##### Data for the task #####

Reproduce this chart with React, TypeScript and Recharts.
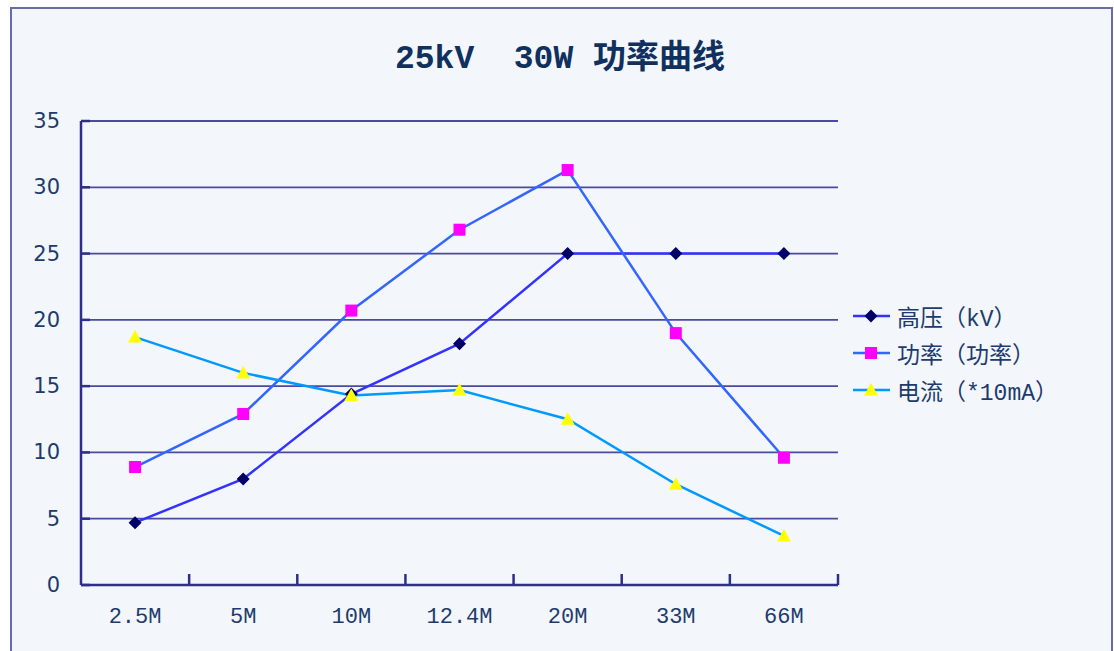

#####
##### Data for the task #####

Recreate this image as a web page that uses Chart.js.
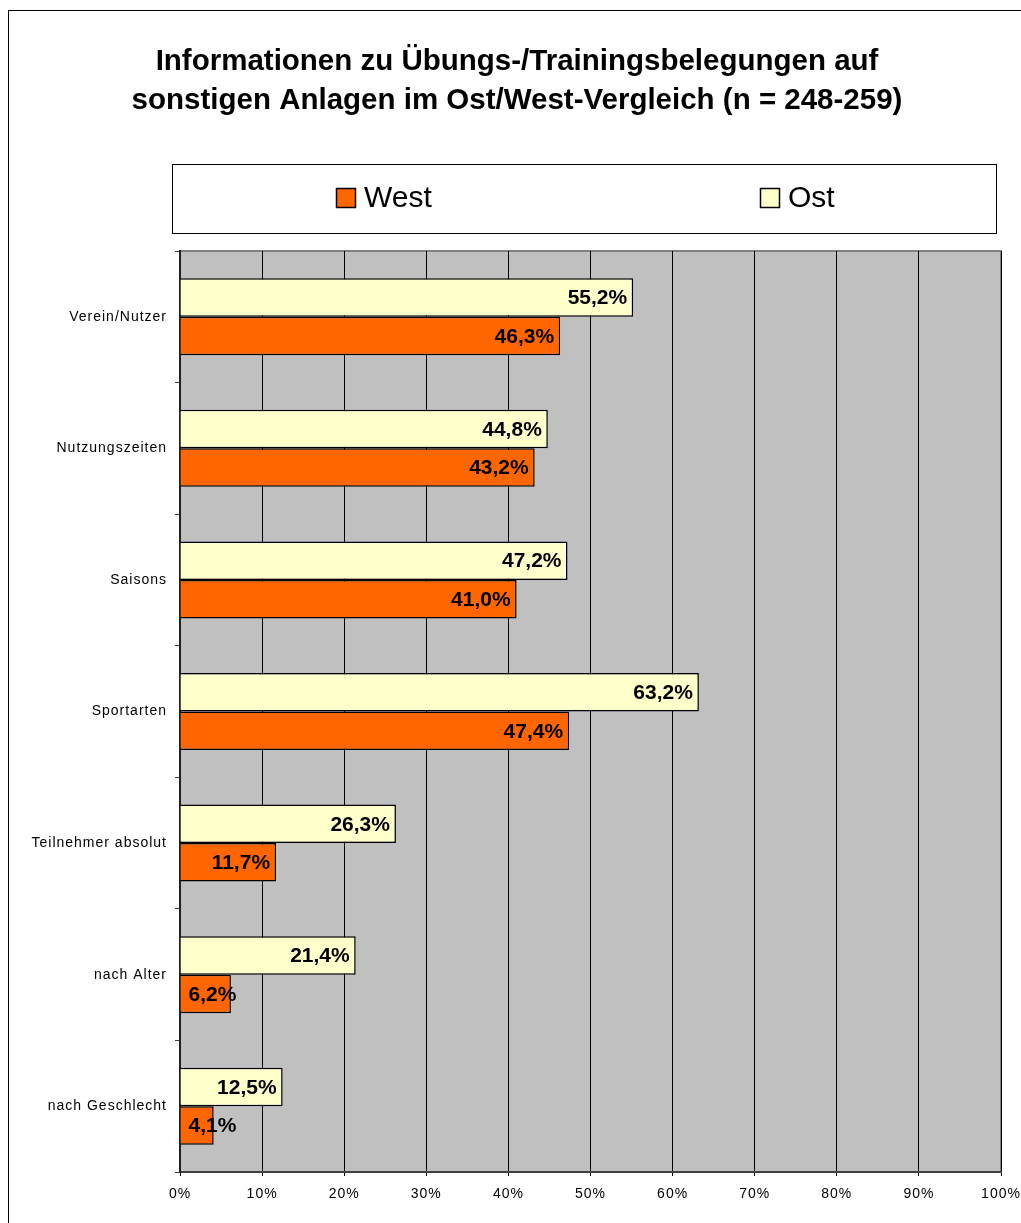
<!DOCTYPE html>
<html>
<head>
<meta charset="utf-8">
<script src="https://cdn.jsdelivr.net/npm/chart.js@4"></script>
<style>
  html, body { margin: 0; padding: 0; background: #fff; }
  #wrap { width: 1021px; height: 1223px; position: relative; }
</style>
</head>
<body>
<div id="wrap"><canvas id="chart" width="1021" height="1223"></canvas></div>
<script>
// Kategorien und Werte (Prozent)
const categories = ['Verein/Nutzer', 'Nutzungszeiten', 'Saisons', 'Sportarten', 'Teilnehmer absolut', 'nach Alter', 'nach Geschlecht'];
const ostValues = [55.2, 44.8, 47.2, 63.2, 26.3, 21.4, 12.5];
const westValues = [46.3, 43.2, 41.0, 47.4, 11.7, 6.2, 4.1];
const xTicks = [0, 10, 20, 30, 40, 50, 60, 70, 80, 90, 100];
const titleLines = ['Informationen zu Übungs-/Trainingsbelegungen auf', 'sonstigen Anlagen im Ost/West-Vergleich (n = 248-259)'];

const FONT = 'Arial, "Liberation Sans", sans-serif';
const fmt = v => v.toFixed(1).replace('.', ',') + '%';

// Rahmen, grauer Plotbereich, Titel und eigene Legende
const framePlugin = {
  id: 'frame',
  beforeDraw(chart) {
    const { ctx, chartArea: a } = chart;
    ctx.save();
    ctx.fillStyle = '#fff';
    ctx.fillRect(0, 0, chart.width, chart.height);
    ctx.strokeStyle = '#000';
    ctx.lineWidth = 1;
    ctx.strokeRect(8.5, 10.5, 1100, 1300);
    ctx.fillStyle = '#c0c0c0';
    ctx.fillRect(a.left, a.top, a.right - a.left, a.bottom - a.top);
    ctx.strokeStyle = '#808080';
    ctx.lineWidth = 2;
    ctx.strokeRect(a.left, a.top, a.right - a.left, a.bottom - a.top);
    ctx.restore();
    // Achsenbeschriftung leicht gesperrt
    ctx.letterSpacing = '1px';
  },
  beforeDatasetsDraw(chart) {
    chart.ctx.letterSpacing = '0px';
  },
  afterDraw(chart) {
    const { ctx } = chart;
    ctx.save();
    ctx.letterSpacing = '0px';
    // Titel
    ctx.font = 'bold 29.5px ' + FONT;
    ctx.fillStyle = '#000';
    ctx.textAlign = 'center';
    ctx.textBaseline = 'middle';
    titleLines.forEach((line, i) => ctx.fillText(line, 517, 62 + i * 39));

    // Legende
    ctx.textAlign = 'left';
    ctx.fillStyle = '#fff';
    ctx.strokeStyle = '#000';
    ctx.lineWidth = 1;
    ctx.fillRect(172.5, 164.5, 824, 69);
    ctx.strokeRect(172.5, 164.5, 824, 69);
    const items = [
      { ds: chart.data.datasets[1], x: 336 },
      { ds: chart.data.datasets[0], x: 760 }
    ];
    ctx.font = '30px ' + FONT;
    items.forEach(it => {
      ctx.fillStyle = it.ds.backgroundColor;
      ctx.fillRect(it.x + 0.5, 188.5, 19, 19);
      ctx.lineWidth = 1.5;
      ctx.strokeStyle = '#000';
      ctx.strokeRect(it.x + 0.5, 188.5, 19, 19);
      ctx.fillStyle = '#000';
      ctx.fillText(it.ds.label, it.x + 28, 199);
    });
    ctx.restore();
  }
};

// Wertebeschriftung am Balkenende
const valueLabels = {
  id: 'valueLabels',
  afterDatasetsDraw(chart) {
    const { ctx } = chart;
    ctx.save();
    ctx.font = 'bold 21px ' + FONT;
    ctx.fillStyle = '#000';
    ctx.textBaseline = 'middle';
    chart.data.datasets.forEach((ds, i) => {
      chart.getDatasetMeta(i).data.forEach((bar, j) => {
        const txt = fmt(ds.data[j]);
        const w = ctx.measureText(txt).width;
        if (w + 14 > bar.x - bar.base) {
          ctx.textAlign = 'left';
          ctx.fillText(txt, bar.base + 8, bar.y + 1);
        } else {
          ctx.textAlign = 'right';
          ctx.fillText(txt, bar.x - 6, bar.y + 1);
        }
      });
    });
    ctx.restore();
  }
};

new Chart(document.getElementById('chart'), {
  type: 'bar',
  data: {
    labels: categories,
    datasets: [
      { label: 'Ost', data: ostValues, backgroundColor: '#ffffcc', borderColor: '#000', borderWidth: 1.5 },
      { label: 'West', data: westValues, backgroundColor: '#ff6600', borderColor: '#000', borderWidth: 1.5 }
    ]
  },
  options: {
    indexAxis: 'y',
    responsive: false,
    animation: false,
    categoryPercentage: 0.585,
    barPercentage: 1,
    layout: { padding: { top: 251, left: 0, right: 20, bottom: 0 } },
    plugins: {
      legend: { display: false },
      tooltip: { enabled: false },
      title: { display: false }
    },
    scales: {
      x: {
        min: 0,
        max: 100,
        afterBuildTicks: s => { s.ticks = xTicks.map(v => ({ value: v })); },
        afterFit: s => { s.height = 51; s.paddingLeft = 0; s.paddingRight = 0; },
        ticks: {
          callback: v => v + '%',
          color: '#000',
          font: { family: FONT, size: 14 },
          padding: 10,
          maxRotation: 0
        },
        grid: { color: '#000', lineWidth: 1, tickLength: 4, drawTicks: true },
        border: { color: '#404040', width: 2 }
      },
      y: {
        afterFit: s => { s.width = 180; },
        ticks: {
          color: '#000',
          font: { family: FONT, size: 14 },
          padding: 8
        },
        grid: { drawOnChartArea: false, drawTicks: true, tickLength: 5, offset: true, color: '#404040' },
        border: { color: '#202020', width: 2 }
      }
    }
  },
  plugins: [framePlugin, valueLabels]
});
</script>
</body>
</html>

#####
##### Data for the task #####

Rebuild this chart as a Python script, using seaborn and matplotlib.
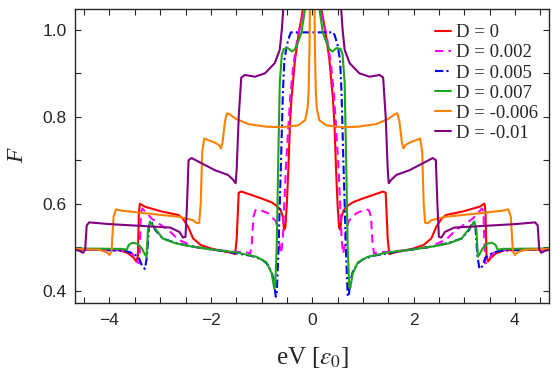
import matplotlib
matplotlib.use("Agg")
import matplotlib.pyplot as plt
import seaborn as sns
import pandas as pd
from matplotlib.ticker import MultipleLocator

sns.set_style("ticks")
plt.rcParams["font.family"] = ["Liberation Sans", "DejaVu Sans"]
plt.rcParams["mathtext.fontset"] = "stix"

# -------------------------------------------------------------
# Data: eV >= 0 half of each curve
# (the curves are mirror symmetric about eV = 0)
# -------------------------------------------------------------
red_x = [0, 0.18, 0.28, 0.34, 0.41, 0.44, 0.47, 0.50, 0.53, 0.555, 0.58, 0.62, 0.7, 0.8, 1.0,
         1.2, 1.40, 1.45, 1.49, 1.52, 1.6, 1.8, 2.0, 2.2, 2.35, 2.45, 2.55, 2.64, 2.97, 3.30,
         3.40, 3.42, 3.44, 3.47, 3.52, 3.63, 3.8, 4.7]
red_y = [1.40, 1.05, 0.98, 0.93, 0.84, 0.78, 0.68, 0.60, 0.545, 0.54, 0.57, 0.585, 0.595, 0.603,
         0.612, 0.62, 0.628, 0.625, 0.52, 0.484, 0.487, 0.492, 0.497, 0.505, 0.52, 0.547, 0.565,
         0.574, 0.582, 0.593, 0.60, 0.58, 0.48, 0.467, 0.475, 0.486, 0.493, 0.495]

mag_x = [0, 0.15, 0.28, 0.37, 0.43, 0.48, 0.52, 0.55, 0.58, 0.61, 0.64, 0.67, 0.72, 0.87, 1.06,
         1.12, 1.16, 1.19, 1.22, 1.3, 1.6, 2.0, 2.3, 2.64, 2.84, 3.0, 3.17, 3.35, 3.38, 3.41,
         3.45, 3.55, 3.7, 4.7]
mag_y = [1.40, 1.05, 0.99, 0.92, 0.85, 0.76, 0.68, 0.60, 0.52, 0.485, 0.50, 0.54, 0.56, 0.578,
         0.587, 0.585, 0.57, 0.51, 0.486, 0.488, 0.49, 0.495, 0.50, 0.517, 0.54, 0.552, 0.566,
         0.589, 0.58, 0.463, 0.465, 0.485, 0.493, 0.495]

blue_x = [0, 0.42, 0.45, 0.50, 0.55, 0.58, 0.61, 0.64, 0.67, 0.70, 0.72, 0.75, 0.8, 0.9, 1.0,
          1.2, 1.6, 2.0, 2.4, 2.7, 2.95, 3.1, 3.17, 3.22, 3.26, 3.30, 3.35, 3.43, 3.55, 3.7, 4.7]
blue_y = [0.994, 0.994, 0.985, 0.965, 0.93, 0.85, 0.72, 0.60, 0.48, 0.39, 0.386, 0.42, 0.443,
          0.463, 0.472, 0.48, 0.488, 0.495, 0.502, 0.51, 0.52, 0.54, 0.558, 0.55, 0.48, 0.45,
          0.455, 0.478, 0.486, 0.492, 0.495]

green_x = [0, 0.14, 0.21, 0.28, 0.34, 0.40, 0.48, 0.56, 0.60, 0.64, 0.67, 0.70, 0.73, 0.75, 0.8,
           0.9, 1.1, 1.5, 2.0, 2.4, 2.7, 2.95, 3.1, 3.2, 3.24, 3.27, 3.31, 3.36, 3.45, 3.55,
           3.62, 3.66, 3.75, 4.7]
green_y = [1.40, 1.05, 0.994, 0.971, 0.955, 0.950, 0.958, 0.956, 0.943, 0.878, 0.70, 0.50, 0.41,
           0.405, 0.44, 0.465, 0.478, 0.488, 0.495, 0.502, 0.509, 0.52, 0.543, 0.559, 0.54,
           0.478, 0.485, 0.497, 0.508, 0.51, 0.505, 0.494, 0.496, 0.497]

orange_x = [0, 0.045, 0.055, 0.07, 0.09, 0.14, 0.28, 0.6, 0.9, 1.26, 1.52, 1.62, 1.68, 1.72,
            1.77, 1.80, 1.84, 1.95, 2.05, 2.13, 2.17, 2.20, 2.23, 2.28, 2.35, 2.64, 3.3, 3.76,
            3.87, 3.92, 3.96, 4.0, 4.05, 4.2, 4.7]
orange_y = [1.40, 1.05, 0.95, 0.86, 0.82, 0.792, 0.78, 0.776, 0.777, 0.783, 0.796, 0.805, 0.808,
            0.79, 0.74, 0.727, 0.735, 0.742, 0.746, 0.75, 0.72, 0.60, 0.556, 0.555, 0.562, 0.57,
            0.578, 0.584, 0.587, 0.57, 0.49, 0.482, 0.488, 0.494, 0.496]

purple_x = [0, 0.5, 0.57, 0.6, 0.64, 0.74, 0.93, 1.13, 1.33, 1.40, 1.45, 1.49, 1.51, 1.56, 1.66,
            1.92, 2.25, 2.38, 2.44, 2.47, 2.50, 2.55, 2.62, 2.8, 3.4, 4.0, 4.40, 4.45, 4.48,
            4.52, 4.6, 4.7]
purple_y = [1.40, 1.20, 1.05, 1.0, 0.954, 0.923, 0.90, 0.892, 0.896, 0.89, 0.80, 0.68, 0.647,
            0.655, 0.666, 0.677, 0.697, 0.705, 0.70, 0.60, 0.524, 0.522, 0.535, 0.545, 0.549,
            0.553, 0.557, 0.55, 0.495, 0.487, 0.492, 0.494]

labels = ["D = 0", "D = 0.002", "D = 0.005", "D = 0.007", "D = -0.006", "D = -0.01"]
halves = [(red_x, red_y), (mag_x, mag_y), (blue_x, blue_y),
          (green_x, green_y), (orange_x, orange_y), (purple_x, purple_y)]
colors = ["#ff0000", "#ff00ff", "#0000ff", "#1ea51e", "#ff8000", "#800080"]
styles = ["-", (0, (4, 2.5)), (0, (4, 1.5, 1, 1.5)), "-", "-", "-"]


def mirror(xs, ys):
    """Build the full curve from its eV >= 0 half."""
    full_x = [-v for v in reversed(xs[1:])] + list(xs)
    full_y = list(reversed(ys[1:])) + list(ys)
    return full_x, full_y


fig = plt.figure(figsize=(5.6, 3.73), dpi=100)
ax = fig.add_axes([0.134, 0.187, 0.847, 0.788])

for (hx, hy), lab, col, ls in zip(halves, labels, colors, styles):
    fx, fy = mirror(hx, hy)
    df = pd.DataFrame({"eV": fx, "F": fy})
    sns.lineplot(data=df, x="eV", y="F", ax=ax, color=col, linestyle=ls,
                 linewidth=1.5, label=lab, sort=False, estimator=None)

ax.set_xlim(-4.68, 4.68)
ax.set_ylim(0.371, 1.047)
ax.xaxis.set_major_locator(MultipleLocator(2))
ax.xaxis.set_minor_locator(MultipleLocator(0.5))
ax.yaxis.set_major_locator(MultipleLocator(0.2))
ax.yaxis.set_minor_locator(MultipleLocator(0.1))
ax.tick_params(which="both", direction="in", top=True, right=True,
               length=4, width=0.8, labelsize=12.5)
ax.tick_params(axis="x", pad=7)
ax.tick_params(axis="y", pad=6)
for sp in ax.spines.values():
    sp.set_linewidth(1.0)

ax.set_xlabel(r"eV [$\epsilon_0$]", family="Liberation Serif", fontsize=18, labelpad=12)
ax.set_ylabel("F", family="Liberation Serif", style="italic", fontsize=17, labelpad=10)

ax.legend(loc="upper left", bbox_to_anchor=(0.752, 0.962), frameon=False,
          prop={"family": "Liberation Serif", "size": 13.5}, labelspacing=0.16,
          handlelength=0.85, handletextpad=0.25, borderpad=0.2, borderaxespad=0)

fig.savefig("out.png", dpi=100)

#####

▶ Your instructions
Only the lines from the one bearing "Rebuild this chart" to the one bearing "from matplotlib.ticker import MultipleLocator", both included, should be restated word for word, with pictures left out.

▶ Right answer
Rebuild this chart as a Python script, using seaborn and matplotlib.
import matplotlib
matplotlib.use("Agg")
import matplotlib.pyplot as plt
import seaborn as sns
import pandas as pd
from matplotlib.ticker import MultipleLocator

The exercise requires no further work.